→ What needs to be done
Reproduce, word for word, the span of lines starting at the line holding "Convert this chart" and ending at the line holding "import seaborn as sns". Omit every picture.

→ Records shown
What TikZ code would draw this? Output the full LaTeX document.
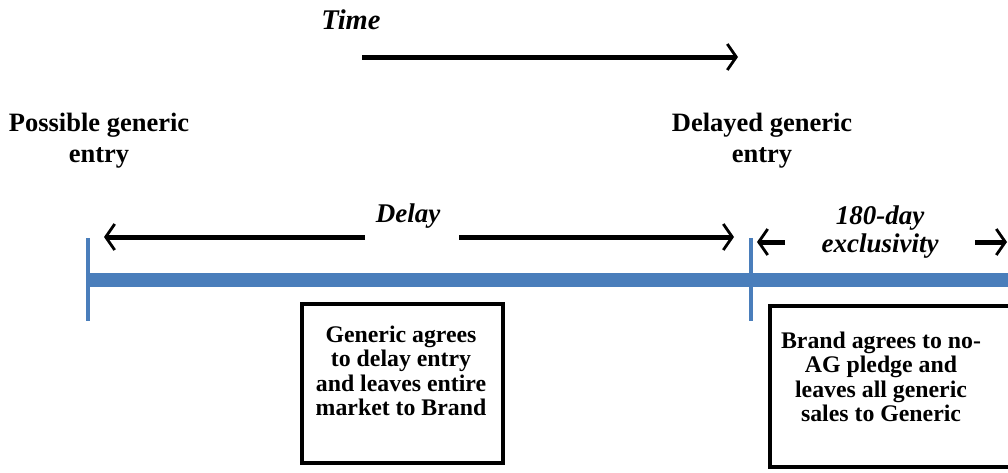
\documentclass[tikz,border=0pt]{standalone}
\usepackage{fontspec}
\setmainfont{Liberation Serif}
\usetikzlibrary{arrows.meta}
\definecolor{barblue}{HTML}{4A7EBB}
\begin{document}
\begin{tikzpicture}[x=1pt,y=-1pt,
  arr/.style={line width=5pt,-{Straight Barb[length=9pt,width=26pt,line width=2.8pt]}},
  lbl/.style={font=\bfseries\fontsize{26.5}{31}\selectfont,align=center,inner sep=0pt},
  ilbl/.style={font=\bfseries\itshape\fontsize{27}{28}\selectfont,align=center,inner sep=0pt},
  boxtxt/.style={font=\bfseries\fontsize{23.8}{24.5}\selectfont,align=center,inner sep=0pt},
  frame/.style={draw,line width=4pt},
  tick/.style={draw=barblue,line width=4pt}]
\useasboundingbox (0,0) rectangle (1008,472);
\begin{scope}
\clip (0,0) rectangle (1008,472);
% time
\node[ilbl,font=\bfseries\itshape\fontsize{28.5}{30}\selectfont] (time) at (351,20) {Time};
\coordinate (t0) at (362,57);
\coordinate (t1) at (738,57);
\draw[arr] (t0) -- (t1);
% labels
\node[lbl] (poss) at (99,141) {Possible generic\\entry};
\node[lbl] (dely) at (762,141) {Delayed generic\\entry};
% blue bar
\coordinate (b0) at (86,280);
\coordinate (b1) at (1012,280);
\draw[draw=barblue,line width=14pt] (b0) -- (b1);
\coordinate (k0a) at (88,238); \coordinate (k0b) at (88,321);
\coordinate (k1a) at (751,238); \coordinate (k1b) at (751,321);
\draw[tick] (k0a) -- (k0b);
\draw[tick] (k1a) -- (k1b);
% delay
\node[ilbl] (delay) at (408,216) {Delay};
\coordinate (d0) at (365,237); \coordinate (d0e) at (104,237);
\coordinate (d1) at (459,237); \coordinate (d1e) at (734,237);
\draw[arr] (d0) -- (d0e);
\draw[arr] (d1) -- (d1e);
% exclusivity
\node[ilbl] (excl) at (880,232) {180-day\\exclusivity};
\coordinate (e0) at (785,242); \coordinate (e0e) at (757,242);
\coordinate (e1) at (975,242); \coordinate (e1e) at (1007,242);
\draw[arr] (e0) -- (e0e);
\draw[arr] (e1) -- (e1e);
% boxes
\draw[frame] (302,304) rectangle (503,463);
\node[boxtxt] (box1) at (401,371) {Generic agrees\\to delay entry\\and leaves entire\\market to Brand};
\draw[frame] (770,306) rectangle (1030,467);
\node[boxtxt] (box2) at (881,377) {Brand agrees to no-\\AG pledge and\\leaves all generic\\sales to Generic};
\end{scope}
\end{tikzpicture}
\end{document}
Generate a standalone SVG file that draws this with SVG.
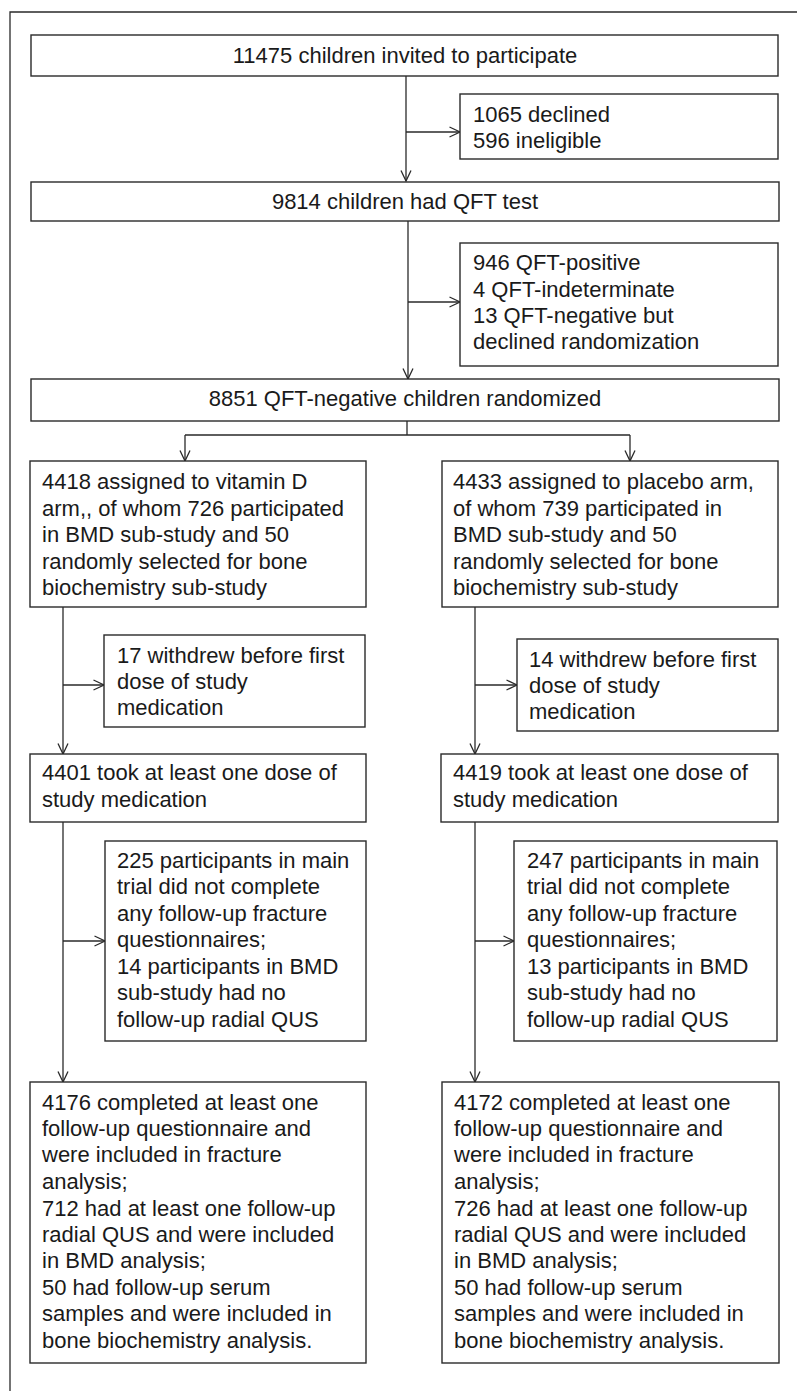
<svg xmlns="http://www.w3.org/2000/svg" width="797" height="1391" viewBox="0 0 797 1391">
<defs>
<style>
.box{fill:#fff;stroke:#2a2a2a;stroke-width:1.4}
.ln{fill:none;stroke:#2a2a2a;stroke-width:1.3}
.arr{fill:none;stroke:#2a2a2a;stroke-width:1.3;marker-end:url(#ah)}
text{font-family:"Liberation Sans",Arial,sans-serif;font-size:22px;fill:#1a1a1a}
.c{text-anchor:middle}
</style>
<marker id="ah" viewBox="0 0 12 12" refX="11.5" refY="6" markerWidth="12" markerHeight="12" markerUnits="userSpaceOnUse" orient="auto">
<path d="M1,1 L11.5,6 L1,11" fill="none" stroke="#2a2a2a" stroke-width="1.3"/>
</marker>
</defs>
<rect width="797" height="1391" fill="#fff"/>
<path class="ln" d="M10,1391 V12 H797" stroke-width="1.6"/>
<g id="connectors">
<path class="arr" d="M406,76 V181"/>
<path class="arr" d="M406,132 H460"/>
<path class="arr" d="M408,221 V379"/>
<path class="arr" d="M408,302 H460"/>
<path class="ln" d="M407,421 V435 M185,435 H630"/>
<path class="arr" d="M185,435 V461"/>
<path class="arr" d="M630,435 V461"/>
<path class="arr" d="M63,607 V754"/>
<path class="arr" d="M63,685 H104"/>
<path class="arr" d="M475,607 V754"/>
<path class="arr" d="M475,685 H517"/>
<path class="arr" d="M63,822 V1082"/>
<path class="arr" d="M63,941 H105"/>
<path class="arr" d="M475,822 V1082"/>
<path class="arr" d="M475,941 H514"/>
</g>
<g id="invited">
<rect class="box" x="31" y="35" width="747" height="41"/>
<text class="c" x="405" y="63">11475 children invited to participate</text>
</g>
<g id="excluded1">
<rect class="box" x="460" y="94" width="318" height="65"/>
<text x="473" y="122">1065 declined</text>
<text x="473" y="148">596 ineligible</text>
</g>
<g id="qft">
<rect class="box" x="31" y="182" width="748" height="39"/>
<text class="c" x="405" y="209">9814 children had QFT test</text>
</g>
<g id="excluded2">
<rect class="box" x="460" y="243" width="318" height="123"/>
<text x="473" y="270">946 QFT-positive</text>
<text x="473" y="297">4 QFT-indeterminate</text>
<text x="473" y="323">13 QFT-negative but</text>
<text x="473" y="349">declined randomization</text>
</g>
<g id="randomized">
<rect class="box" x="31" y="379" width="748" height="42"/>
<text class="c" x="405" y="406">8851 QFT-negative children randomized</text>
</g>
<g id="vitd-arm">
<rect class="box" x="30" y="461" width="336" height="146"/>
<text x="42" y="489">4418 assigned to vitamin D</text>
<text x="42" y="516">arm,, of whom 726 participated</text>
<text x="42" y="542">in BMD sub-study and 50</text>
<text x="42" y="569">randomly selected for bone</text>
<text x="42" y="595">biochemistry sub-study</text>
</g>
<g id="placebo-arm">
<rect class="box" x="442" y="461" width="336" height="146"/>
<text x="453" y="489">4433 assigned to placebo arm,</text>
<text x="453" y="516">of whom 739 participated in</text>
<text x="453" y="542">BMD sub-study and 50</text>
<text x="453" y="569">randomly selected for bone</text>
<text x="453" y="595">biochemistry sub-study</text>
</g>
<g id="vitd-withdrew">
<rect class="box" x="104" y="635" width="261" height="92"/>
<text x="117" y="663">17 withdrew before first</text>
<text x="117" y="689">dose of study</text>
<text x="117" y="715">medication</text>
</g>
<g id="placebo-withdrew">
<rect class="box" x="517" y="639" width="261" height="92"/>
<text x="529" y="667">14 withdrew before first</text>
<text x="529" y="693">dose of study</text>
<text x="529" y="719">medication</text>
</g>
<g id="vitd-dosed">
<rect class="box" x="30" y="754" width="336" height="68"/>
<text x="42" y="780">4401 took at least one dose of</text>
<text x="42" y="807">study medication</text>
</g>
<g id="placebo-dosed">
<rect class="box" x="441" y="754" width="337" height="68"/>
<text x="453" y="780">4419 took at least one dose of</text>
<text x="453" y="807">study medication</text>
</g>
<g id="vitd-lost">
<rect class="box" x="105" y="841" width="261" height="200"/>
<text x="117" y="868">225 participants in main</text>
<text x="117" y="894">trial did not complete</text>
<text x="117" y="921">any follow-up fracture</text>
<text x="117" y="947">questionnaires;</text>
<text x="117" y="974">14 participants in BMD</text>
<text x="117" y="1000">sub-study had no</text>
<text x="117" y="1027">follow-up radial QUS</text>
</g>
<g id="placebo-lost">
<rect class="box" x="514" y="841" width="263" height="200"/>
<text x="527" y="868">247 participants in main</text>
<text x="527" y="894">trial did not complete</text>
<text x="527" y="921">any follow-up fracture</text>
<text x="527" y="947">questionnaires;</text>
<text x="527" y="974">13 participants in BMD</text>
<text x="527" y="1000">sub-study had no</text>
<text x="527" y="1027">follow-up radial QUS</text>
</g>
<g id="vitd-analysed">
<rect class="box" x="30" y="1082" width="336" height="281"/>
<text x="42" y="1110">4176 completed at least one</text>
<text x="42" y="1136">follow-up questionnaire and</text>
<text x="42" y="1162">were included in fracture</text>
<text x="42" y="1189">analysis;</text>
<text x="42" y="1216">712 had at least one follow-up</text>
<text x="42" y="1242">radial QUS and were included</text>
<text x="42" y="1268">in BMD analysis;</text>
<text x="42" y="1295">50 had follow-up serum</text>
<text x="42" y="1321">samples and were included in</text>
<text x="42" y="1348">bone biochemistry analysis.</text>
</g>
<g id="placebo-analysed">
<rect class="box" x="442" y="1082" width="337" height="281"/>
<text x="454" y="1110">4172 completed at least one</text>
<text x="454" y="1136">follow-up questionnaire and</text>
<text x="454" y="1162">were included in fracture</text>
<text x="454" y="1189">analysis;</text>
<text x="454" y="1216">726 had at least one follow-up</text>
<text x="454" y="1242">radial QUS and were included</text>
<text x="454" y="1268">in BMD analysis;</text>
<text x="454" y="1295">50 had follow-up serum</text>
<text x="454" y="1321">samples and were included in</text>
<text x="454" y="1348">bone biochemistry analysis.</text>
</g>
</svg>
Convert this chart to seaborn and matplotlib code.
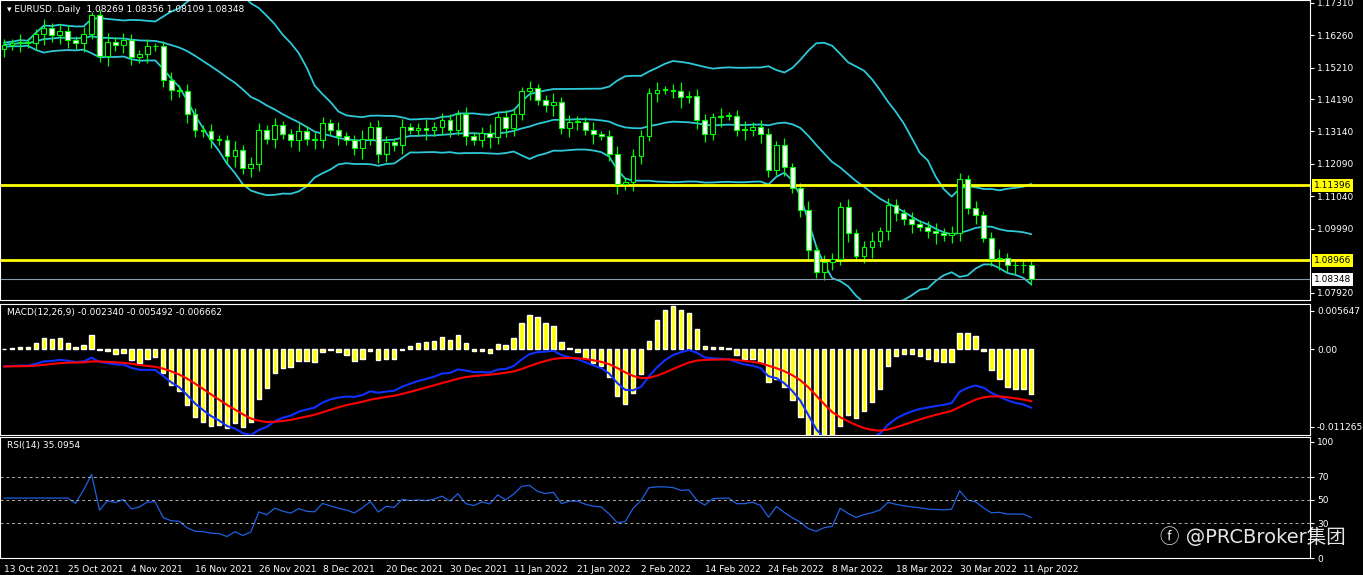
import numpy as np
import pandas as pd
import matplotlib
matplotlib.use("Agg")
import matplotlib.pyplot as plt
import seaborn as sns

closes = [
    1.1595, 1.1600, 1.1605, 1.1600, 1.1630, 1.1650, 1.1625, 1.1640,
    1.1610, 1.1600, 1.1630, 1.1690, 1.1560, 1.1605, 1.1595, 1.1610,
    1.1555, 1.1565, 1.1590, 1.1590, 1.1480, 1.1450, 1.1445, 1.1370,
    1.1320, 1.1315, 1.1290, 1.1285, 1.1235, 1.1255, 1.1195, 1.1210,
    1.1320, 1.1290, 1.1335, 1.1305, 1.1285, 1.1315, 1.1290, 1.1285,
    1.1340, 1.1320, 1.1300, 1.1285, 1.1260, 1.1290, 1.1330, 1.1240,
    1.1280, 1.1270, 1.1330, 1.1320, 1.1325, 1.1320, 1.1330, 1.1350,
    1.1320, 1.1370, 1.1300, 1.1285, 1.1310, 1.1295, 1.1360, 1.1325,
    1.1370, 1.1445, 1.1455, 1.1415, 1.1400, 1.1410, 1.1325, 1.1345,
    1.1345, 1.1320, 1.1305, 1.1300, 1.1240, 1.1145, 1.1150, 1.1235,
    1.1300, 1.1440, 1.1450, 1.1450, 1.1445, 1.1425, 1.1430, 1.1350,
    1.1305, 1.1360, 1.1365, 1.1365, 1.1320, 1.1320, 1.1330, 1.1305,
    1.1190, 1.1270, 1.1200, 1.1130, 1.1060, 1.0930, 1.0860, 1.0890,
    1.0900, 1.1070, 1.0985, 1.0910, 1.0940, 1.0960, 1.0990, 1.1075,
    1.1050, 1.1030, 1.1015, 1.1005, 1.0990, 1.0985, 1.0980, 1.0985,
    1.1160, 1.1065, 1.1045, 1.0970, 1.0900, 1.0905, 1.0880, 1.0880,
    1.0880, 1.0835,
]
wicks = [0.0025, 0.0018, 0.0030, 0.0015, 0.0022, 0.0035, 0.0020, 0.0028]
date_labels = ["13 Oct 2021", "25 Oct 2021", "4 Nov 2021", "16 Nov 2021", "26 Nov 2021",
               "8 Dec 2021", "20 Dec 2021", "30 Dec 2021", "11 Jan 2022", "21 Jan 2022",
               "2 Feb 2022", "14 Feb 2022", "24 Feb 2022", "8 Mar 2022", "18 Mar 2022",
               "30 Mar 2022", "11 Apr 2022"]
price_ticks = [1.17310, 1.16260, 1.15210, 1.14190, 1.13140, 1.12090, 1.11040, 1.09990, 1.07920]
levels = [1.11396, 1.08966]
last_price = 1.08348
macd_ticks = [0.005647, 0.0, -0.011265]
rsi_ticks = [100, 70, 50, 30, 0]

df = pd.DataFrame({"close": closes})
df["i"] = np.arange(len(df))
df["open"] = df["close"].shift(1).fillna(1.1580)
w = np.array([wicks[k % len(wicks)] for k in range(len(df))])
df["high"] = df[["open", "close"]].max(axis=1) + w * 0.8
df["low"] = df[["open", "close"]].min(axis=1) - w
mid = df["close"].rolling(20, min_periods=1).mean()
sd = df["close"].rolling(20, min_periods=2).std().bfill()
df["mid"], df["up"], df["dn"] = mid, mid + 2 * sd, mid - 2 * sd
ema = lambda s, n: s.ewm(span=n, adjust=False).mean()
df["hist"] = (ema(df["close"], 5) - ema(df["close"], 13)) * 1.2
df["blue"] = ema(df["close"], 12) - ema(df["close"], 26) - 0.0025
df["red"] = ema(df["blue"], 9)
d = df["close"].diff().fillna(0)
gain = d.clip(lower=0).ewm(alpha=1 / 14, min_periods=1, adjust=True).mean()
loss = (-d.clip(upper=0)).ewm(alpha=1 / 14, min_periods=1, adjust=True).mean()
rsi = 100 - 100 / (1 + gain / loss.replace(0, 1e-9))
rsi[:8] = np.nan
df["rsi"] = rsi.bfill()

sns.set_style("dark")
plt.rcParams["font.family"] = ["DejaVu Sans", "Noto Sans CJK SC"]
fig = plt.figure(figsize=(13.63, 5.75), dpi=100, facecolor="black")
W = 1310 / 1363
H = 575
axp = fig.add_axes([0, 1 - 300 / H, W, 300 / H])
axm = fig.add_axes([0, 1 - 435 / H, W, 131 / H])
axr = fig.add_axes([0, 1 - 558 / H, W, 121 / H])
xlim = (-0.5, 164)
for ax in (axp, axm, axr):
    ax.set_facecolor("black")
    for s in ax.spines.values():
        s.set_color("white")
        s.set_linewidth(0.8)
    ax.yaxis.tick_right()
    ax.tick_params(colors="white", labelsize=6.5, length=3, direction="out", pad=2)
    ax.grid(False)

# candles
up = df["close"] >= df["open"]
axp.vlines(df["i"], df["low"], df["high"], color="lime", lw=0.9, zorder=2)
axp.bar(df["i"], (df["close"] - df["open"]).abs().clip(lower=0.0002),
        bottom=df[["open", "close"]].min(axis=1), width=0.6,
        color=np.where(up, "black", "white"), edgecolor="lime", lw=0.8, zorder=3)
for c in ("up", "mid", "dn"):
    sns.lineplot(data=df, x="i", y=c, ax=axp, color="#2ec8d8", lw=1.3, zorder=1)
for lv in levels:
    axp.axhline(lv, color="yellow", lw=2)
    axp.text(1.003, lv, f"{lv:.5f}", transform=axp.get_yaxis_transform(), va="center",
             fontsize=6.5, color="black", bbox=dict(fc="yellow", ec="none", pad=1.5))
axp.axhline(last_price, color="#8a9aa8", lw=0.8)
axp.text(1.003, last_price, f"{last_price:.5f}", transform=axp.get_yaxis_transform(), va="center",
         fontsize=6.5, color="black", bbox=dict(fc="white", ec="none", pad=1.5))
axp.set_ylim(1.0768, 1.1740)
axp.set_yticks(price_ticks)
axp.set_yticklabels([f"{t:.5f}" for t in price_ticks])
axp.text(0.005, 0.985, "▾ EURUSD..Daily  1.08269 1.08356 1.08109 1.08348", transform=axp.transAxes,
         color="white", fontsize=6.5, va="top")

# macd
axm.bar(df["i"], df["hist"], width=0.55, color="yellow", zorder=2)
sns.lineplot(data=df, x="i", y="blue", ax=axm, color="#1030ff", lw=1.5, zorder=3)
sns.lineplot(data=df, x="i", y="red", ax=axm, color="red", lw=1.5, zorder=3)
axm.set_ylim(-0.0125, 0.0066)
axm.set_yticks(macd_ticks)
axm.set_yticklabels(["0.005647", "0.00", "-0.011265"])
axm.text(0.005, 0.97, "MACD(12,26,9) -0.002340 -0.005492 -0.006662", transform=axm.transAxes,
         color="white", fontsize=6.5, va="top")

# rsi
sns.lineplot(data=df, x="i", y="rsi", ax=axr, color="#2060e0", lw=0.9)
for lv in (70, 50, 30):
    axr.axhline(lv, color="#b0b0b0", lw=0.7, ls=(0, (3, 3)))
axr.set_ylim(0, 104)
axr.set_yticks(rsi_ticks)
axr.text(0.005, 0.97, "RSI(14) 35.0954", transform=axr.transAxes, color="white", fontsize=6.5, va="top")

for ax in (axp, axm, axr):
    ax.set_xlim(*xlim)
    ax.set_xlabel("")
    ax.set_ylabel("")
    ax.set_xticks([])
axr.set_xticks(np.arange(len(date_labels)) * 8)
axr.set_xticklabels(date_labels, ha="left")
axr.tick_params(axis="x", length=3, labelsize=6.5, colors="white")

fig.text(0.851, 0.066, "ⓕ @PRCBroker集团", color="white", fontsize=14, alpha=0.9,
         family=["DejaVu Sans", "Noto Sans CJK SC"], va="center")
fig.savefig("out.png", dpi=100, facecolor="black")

→ Finished task
Convert this chart to seaborn and matplotlib code.
import numpy as np
import pandas as pd
import matplotlib
matplotlib.use("Agg")
import matplotlib.pyplot as plt
import seaborn as sns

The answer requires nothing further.